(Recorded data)
------------------------------------

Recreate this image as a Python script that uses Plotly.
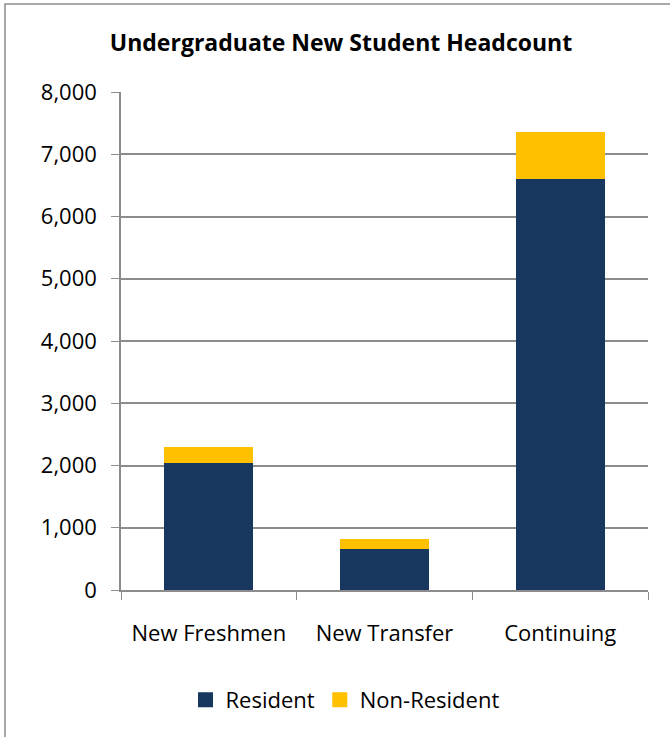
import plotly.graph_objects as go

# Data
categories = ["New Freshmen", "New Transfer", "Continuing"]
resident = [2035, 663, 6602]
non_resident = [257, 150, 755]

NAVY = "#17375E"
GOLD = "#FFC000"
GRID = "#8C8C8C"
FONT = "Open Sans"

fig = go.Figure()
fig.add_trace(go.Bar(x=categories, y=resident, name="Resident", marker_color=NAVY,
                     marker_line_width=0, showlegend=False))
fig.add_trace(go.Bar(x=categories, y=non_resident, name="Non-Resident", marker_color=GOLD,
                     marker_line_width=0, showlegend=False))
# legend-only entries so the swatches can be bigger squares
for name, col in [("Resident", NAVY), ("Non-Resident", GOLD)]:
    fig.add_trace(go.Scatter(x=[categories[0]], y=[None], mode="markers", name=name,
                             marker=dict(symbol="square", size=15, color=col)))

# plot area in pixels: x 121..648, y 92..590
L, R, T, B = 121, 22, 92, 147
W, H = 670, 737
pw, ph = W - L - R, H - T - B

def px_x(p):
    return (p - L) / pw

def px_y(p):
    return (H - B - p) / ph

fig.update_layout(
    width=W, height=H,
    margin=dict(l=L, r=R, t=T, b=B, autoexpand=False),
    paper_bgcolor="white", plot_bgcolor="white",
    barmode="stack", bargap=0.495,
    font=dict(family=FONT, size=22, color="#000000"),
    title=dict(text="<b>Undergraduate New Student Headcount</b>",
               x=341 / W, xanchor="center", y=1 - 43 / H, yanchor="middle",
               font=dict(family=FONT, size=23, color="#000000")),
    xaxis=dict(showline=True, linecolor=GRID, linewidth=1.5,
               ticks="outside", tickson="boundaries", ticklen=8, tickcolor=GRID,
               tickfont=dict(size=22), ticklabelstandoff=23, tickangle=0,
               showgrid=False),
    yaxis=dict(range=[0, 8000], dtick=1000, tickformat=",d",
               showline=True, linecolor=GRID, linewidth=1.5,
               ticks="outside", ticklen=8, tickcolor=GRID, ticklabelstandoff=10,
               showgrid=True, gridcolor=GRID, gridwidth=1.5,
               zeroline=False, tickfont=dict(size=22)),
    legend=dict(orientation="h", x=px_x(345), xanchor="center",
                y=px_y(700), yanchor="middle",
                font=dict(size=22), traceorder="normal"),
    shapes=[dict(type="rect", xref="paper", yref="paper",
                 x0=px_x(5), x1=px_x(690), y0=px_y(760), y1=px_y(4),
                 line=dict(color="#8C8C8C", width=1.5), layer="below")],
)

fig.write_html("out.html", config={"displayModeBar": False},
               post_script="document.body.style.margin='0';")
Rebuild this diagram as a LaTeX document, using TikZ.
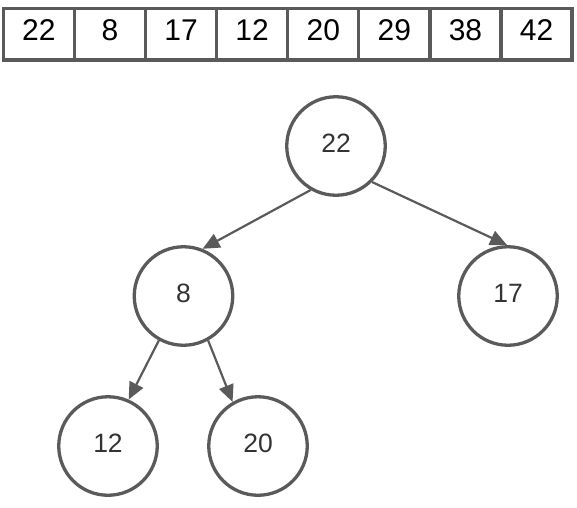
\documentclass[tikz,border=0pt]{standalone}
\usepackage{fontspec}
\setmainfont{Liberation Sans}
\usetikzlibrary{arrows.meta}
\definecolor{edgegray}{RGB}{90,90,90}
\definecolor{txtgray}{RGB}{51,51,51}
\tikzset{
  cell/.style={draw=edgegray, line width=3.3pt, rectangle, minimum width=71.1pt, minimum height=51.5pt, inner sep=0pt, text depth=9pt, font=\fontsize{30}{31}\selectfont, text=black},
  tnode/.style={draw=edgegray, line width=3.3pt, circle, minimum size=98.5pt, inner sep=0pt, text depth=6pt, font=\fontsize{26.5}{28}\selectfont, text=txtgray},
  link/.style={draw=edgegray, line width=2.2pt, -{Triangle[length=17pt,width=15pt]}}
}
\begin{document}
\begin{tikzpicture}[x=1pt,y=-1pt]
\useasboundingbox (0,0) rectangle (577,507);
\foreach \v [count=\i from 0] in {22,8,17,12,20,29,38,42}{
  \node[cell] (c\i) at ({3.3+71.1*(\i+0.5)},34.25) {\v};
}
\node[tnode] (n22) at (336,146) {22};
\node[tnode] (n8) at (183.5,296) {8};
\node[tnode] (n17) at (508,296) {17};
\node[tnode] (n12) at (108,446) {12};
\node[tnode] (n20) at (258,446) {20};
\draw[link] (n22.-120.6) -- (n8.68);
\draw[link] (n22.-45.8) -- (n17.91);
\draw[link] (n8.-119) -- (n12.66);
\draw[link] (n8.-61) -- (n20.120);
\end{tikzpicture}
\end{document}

------------------------------------

Problem description =
Each line of the data should be quoted exactly, with pictures left out.

Finished answer =
Recreate this image as a Python script that uses Plotly.
import plotly.graph_objects as go

# Data
categories = ["New Freshmen", "New Transfer", "Continuing"]
resident = [2035, 663, 6602]
non_resident = [257, 150, 755]

NAVY = "#17375E"
GOLD = "#FFC000"
GRID = "#8C8C8C"
FONT = "Open Sans"

fig = go.Figure()
fig.add_trace(go.Bar(x=categories, y=resident, name="Resident", marker_color=NAVY,
                     marker_line_width=0, showlegend=False))
fig.add_trace(go.Bar(x=categories, y=non_resident, name="Non-Resident", marker_color=GOLD,
                     marker_line_width=0, showlegend=False))
# legend-only entries so the swatches can be bigger squares
for name, col in [("Resident", NAVY), ("Non-Resident", GOLD)]:
    fig.add_trace(go.Scatter(x=[categories[0]], y=[None], mode="markers", name=name,
                             marker=dict(symbol="square", size=15, color=col)))

# plot area in pixels: x 121..648, y 92..590
L, R, T, B = 121, 22, 92, 147
W, H = 670, 737
pw, ph = W - L - R, H - T - B

def px_x(p):
    return (p - L) / pw

def px_y(p):
    return (H - B - p) / ph

fig.update_layout(
    width=W, height=H,
    margin=dict(l=L, r=R, t=T, b=B, autoexpand=False),
    paper_bgcolor="white", plot_bgcolor="white",
    barmode="stack", bargap=0.495,
    font=dict(family=FONT, size=22, color="#000000"),
    title=dict(text="<b>Undergraduate New Student Headcount</b>",
               x=341 / W, xanchor="center", y=1 - 43 / H, yanchor="middle",
               font=dict(family=FONT, size=23, color="#000000")),
    xaxis=dict(showline=True, linecolor=GRID, linewidth=1.5,
               ticks="outside", tickson="boundaries", ticklen=8, tickcolor=GRID,
               tickfont=dict(size=22), ticklabelstandoff=23, tickangle=0,
               showgrid=False),
    yaxis=dict(range=[0, 8000], dtick=1000, tickformat=",d",
               showline=True, linecolor=GRID, linewidth=1.5,
               ticks="outside", ticklen=8, tickcolor=GRID, ticklabelstandoff=10,
               showgrid=True, gridcolor=GRID, gridwidth=1.5,
               zeroline=False, tickfont=dict(size=22)),
    legend=dict(orientation="h", x=px_x(345), xanchor="center",
                y=px_y(700), yanchor="middle",
                font=dict(size=22), traceorder="normal"),
    shapes=[dict(type="rect", xref="paper", yref="paper",
                 x0=px_x(5), x1=px_x(690), y0=px_y(760), y1=px_y(4),
                 line=dict(color="#8C8C8C", width=1.5), layer="below")],
)

fig.write_html("out.html", config={"displayModeBar": False},
               post_script="document.body.style.margin='0';")
Rebuild this diagram as a LaTeX document, using TikZ.
\documentclass[tikz,border=0pt]{standalone}
\usepackage{fontspec}
\setmainfont{Liberation Sans}
\usetikzlibrary{arrows.meta}
\definecolor{edgegray}{RGB}{90,90,90}
\definecolor{txtgray}{RGB}{51,51,51}
\tikzset{
  cell/.style={draw=edgegray, line width=3.3pt, rectangle, minimum width=71.1pt, minimum height=51.5pt, inner sep=0pt, text depth=9pt, font=\fontsize{30}{31}\selectfont, text=black},
  tnode/.style={draw=edgegray, line width=3.3pt, circle, minimum size=98.5pt, inner sep=0pt, text depth=6pt, font=\fontsize{26.5}{28}\selectfont, text=txtgray},
  link/.style={draw=edgegray, line width=2.2pt, -{Triangle[length=17pt,width=15pt]}}
}
\begin{document}
\begin{tikzpicture}[x=1pt,y=-1pt]
\useasboundingbox (0,0) rectangle (577,507);
\foreach \v [count=\i from 0] in {22,8,17,12,20,29,38,42}{
  \node[cell] (c\i) at ({3.3+71.1*(\i+0.5)},34.25) {\v};
}
\node[tnode] (n22) at (336,146) {22};
\node[tnode] (n8) at (183.5,296) {8};
\node[tnode] (n17) at (508,296) {17};
\node[tnode] (n12) at (108,446) {12};
\node[tnode] (n20) at (258,446) {20};
\draw[link] (n22.-120.6) -- (n8.68);
\draw[link] (n22.-45.8) -- (n17.91);
\draw[link] (n8.-119) -- (n12.66);
\draw[link] (n8.-61) -- (n20.120);
\end{tikzpicture}
\end{document}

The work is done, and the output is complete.